If you do a manual install it goes something like this (abbreviated):

  1. unpack driver package
  2. go to rootfs and unpack sample rootfs with sudo
  3. go back to the Linux_for_Tegra directory and with sudo run apply_binaries.sh
  4. flash

Except for changes to “/boot” actual flash will then use the rootfs directory exactly as it is. If you were to remove a package for libreoffice from the rootfs, then that package would never get installed. The problem is that I don’t know how to tell you to uninstall libreoffice with dpkg tools from the rootfs directory on the host PC, so it this isn’t a practical answer.

What people can do is set up the Jetson the way they want it, and then clone…the clone can be used for flashing instead of rootfs subdirectory when you use the “-r” option to “re-use” the rootfs (you’d place a copy of the clone as “bootloader/system.img” and the clone would become the new rootfs).

Keep the Xorg X server. You need this as an ABI to access the GPU driver (and don’t change the Xorg version…this would change the ABI the GPU driver is bound to). The X server isn’t what gives you the desktop environment, that’s lightdm and login manager and all those desktop applications being told to start…X runs only one program and normally that is a window manager. Take away the window manager and it won’t be a desktop anymore. Take away Xorg, and it also won’t do CUDA from then on. X is the glue you need for many CUDA GPU operations.

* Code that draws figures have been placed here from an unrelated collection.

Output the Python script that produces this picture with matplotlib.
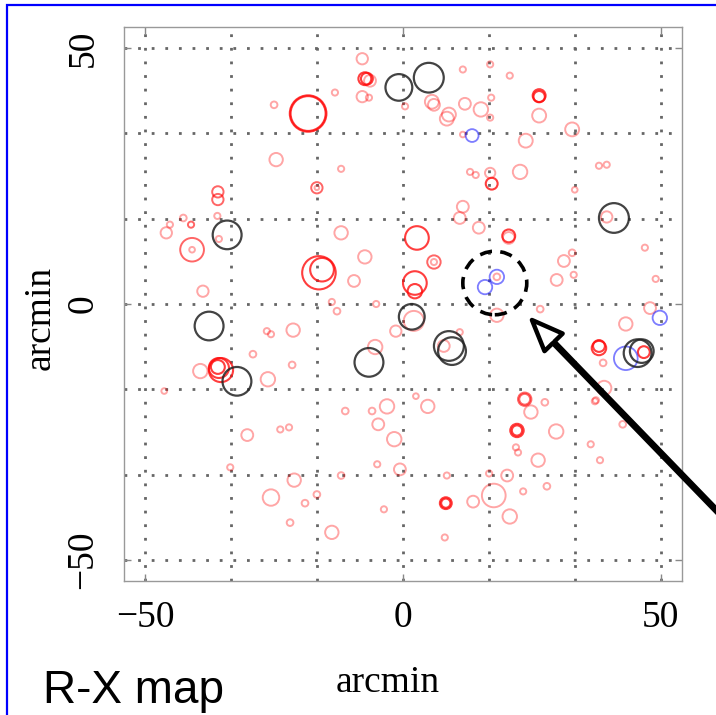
import matplotlib
matplotlib.use("Agg")
import matplotlib.pyplot as plt
from matplotlib.patches import Circle, Rectangle, FancyArrowPatch

W, H = 716, 715

# ---------------- data (arcmin): x, y, radius ----------------
bright_x = [-7.4, -7.0, -18.4, -18.4, 26.4, 26.4, -16.3, -15.7, 2.7, 2.3, 2.3, 17.2,
            -35.9, -35.7, -35.3, 38.0, 38.0, 46.7, 8.3, 8.3, 22.1, 22.1, 20.5]
bright_y = [44.0, 44.0, 37.2, 37.2, 40.7, 40.5, 6.1, 6.7, 12.9, 4.1, 2.5, 23.5,
            -12.3, -12.5, -12.9, -8.6, -8.2, -9.4, -38.9, -38.9, -24.7, -24.7, 13.3]
bright_r = [1.25, 1.15, 3.55, 3.4, 1.25, 1.1, 3.25, 2.3, 2.3, 2.3, 1.4, 1.15,
            1.35, 1.95, 2.35, 1.4, 1.15, 1.15, 1.15, 0.9, 1.3, 1.0, 1.25]

medium_x = [-41.1, -40.9, 23.6, 23.6, 6.0, -16.7, -35.9, -35.9]
medium_y = [15.5, 10.6, -18.6, -18.6, 8.2, 22.7, 21.9, 20.4]
medium_r = [0.6, 2.3, 1.3, 1.05, 1.3, 1.1, 1.1, 1.1]

pale_x = [-7.9, -6.4, -7.9, -6.6, -13.2, -25.0, -24.6, 0.4, 5.6, 6.0, 11.6, 16.9, 20.7,
          12.0, 15.1, 8.9, 8.5, 17.1, 16.9, 26.4, 32.8, 11.6, 23.8, 38.0, 39.5, -12.0,
          -16.7, -36.0, -42.6, -45.2, -45.9, -40.9, -35.7, -12.0, -7.4, -9.5, -38.8,
          13.0, 14.1, 16.9, 22.7, 33.3, 11.6, 11.0, 14.7, 20.5, 39.5, 46.9, 49.0, 6.0,
          18.2, 31.2, 32.8, 29.8, 33.1, -26.4, -25.6, -21.3, -29.1, -21.5, -39.3, -26.2,
          -46.3, -12.8, -13.8, -5.4, -1.4, -3.1, -11.2, -6.0, -4.8, -30.2, -23.8, -22.1,
          -1.7, 2.1, 7.9, 11.0, 18.2, 26.6, 43.2, 47.9, 38.8, 37.2, 39.0, 2.5, 4.8, 27.5,
          24.8, 29.7, 42.6, -5.0, -0.6, -3.7, 8.5, 13.6, 17.6, 20.7, 8.1, 16.7, 20.2, 23.3,
          27.9, 26.2, 22.3, 21.9, 36.4, 38.2, 37.4, -33.5, -21.1, -25.6, -19.0, -16.7,
          -21.9, -13.8, -12.0, -5.2]
pale_y = [47.9, 43.6, 40.5, 40.3, 41.3, 38.9, 28.2, 38.6, 39.5, 38.9, 45.8, 46.8, 44.6,
          39.1, 38.0, 37.0, 36.2, 40.3, 36.4, 36.8, 34.1, 33.1, 31.9, 27.0, 27.2, 26.4,
          22.7, 17.2, 16.8, 15.5, 13.9, 10.6, 12.7, 13.9, 9.2, 4.5, 2.5,
          25.8, 25.2, 25.6, 25.8, 22.3, 19.0, 16.8, 14.9, 12.9, 17.0, 11.0, 4.9, 8.2,
          5.3, 8.4, 10.0, 4.7, 5.7, -5.3, -5.9, -5.1, -9.8, -11.9, -13.1, -14.7,
          -17.0, -1.4, 0.4, -8.4, -5.3, -20.0, -20.9, -20.9, -23.5, -25.6, -24.5, -24.1,
          -26.4, -3.3, -8.2, -5.5, -2.2, -1.0, -3.9, -0.8, -11.5, -19.0, -16.4, -18.0, -20.0, -19.2,
          -21.1, -24.9, -23.5, -31.3, -32.3, -40.1, -33.5, -38.6, -37.4, -41.5, -45.6, -33.1, -33.5, -36.6,
          -35.6, -30.5, -29.0, -28.0, -27.4, -30.5, -18.8, -31.9, -34.4, -37.8, -38.9, -37.2,
          -42.7, -44.6, -33.5, 0.0]
pale_r = [1.1, 1.15, 1.1, 0.6, 0.6, 0.65, 1.3, 0.6, 1.35, 1.15, 0.6, 0.6, 0.6,
          1.15, 1.4, 1.35, 1.35, 0.6, 0.6, 1.35, 1.35, 0.55, 1.35, 0.6, 0.6, 0.6,
          0.45, 0.6, 0.65, 0.6, 1.1, 0.55, 0.6, 1.3, 1.3, 1.15, 1.1,
          0.6, 0.6, 1.0, 1.4, 0.55, 1.15, 1.15, 1.15, 1.15, 1.1, 0.6, 0.6, 0.6,
          0.65, 1.15, 0.65, 1.15, 0.6, 0.6, 0.6, 1.3, 0.65, 0.65, 1.4, 1.4,
          0.55, 0.65, 0.6, 1.4, 1.1, 1.4, 0.65, 0.65, 1.15, 1.15, 0.6, 0.6,
          1.4, 1.95, 1.15, 0.6, 1.3, 0.65, 1.3, 1.15, 0.65, 0.6, 1.4, 0.55, 1.3, 0.65,
          1.3, 1.4, 0.65, 0.6, 1.15, 0.6, 0.6, 1.15, 2.3, 1.4, 0.6, 0.6, 1.15, 0.6,
          0.65, 1.3, 0.6, 0.6, 0.6, 0.6, 0.6, 0.6, 1.3, 1.6, 0.65, 0.65,
          0.65, 1.3, 0.65, 0.6]

black_x = [-0.8, 5.0, -34.1, -37.6, -32.2, -6.6, 1.7, 8.9, 9.5, 40.9, 45.5, 46.3]
black_y = [42.3, 44.2, 13.5, -4.3, -15.1, -11.4, -2.5, -8.2, -9.2, 16.8, -9.6, -9.2]
black_r = [2.6, 2.9, 2.8, 2.8, 2.8, 2.8, 2.5, 2.9, 2.7, 2.9, 2.7, 2.3]

blue_x = [13.4, 18.2, 15.9, 49.8, 43.2]
blue_y = [32.9, 5.3, 3.3, -2.7, -10.6]
blue_r = [1.25, 1.4, 1.4, 1.4, 2.3]

highlight = (17.8, 4.1, 6.2)  # dashed circle (x, y, r)

ticks = [-50, 0, 50]
tick_labels = ["\u221250", "0", "50"]
grid_pos = [-50, -100 / 6, -100 / 3, 0, 100 / 6, 100 / 3, 50]
lim = 54.1

# ---------------- figure ----------------
fig = plt.figure(figsize=(W / 100, H / 100), dpi=100)
fig.patch.set_facecolor("white")


def fx(x):
    return x / W


def fy(y):
    return 1 - y / H


ax = fig.add_axes([fx(124), fy(581), (682 - 124) / W, (581 - 27) / H])
ax.set_xlim(-lim, lim)
ax.set_ylim(-lim, lim)

for g in grid_pos:
    ax.axvline(g, color="#666666", lw=2.0, ls=(0, (1, 3.9)), zorder=1)
    ax.axhline(g, color="#666666", lw=2.0, ls=(0, (1, 3.9)), zorder=1)


def draw(xs, ys, rs, color, alpha, lw, ls="-"):
    for x, y, r in zip(xs, ys, rs):
        ax.add_patch(Circle((x, y), r, fill=False, edgecolor=color, alpha=alpha,
                            lw=lw, ls=ls, zorder=3))


draw(pale_x, pale_y, pale_r, (1, 0, 0), 0.35, 1.4)
draw(medium_x, medium_y, medium_r, (1, 0, 0), 0.6, 1.4)
draw(bright_x, bright_y, bright_r, (1, 0.05, 0.05), 0.8, 1.5)
draw(blue_x, blue_y, blue_r, (0.15, 0.15, 1), 0.6, 1.3)
draw(black_x, black_y, black_r, "#222222", 0.85, 1.6)
ax.add_patch(Circle(highlight[:2], highlight[2], fill=False, edgecolor="black",
                    lw=2.6, ls=(0, (3.4, 2.3)), zorder=4))

for s in ax.spines.values():
    s.set_color("#999999")
    s.set_linewidth(1.0)

ax.set_xticks(ticks)
ax.set_yticks(ticks)
ax.set_xticklabels(tick_labels, family="Liberation Serif", fontsize=27)
ax.set_yticklabels(tick_labels, family="Liberation Serif", fontsize=27,
                   rotation=90, va="center")
ax.tick_params(direction="in", length=5, width=1, color="#888888",
               top=True, right=True)
ax.tick_params(axis="x", pad=14)
ax.tick_params(axis="y", pad=17)

fig.text(fx(388), fy(683), "arcmin", family="Liberation Serif", fontsize=27,
         ha="center", va="center")
fig.text(fx(40), fy(318), "arcmin", family="Liberation Serif", fontsize=27,
         ha="center", va="center", rotation=90)
fig.text(fx(43), fy(703), "R-X map", family="Liberation Sans", fontsize=33,
         ha="left", va="baseline")

# arrow
arr = FancyArrowPatch((fx(745), fy(540)), (fx(530), fy(318)),
                      transform=fig.transFigure,
                      arrowstyle="simple,head_length=1.6,head_width=1.3,tail_width=0.12",
                      mutation_scale=14, facecolor="white", edgecolor="black",
                      lw=3.2, zorder=10)
fig.patches.append(arr)

# blue border
fig.patches.append(Rectangle((fx(7), fy(730)), (740 - 7) / W, (730 - 5) / H,
                             transform=fig.transFigure, fill=False,
                             edgecolor="#0000ff", lw=1.6, zorder=11))

fig.savefig("out.png", dpi=100)
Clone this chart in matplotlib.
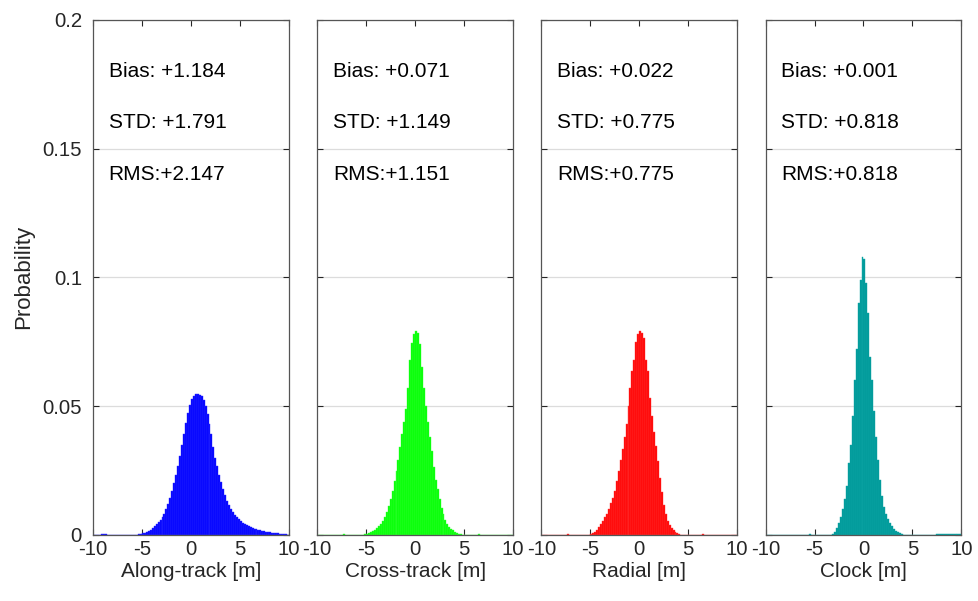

When you flash or clone you get both a “.img” and “.img.raw” file…the raw image can be loopback mounted and edited, or used for flash (this is agnostic of whether system.img.raw was generated from a flash or from a clone). The “.img” file is a “sparse” (compressed) file and can only be used for flash…you can’t edit this or view its content. I throw away my sparse file, and although the raw file takes significantly longer to flash, naming it as “system.img” and putting it in “bootloader/” (with “-r” reuse option) works perfectly as a root partition to flash. The raw image can be loopback mounted and updated by rsync from another Jetson at any time you want, e.g., after a package update on a reference Jetson. When the clone is from a Jetson which has had libreoffice and other packages removed any flash using this will also have libreoffice or other packages removed.

Hint: If you use “sha1sum -c /etc/nv_tegra_release” after package changes or updates and all shows “ok”, then your clone should be ok. Check this after any package update as well as before any clone.

linuxdev,

Again thanks a million for your fast reply.

I have now solved the problem. The Java app I was running did not “throw” the right error. Therefore I had not seen that the libjna-java, was missing. The only reason I found out it was missing, was because I created a new Java app the used the JNA bindings to access libpcap in a different way.

So what is needed to fix my problem, is to install libjna-java on the board. When that is done you need to link the ‘.so’ file in ‘/usr/lib/aarch64…/jni/libjnidispatch.so’ with ‘ln -s’ to ‘/usr/lib/jvm/default-java/jre/lib/aarch64/libjnidispatch.so’

That did the trick. I was able to make it work.